At Formnext 2022, Shell and GE Additive presented an R&D project that the two global conglomerates partnered on to design and produce using additive manufacturing (AM): an oxygen hydrogen micromixer, from nickel alloy 718. Shell and GE Additive printed the part at Shell’s 3D Printing Center of Excellence (CoE) and Workshop in Amsterdam, on the GE Additive Concept Laser M Line system.
Although the part is just for demonstration purposes, oxygen hydrogen micromixers are increasingly important for a variety of net-zero energy applications, as well as for enhancing the efficiency of turbines powered by fossil fuels. Thus, the project could very likely make its way into real-world applications sooner rather than later. GE itself has received ample funding this year from the Department of Energy (DOE), for multiple projects related to hydrogen-powered gas turbines.
In a press release announcing the 3D printed oxygen hydrogen micromixer, Sonali Sonawane Thakker, a lead design engineer at GE Additive’s Munich-based AddWorks team, explained, “…[O]ur preliminary research showed that existing micromakers — also known as hydrogen-oxygen burners — are typically cylindrical, when conventionally manufactured, to accommodate the complex layout of tanks, pipes and nozzles. For additional complexity we chose a large conical design and also moved from a flat to a curved structure with an ISO grid to increase the overall strength, rather than a customary flat one. …I took inspiration from way pollen grains form in a flower head. The curved wall and the conical shape also reflects the shape of a petal.”
Part of Shell’s Energy Transition Campus Amsterdam (ETCA), the 3D Printing CoE and Workshop encapsulates the role of AM in the decarbonization strategies of huge multinationals. It is especially symbolic, in that sense, that Shell worked with GE Additive on the project.
At this year’s International Conference on Additive Manufacturing (ICAM), Angeline Goh, Shell’s 3D printing technology manager, pointed out that one of the company’s principal interests in digitizing supply chains is to minimize the cost wasted on purchasing and storing spare parts that will never be used.

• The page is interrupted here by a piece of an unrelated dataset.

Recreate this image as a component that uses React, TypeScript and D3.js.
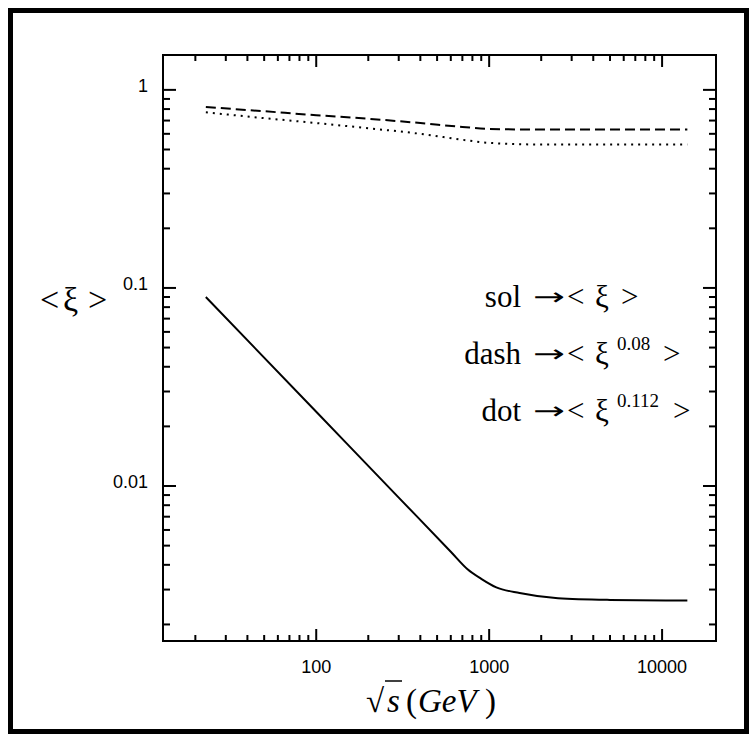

Along those lines, corporate giants have at least one significant advantage over “leaner” competitors, in terms of being able to learn from their own mistakes.
That same sort of rationale also explains why AM and the digitization of supply chains are so crucial to renewable energy sectors. Aside from providing cleaner sources of fuel, the main thing that renewable energy companies can do to ensure long-term minimization of their carbon footprint is to simply avoid getting into the bad supply-chain habits of legacy corporations. As much as the use of solar and wind energy, for example, has increased in the past decade, even these sectors are still new enough to rapidly shift to advanced manufacturing practices. This means that all renewables with even more recent starting points could, theoretically, only ever be brought up to scale with advanced manufacturing.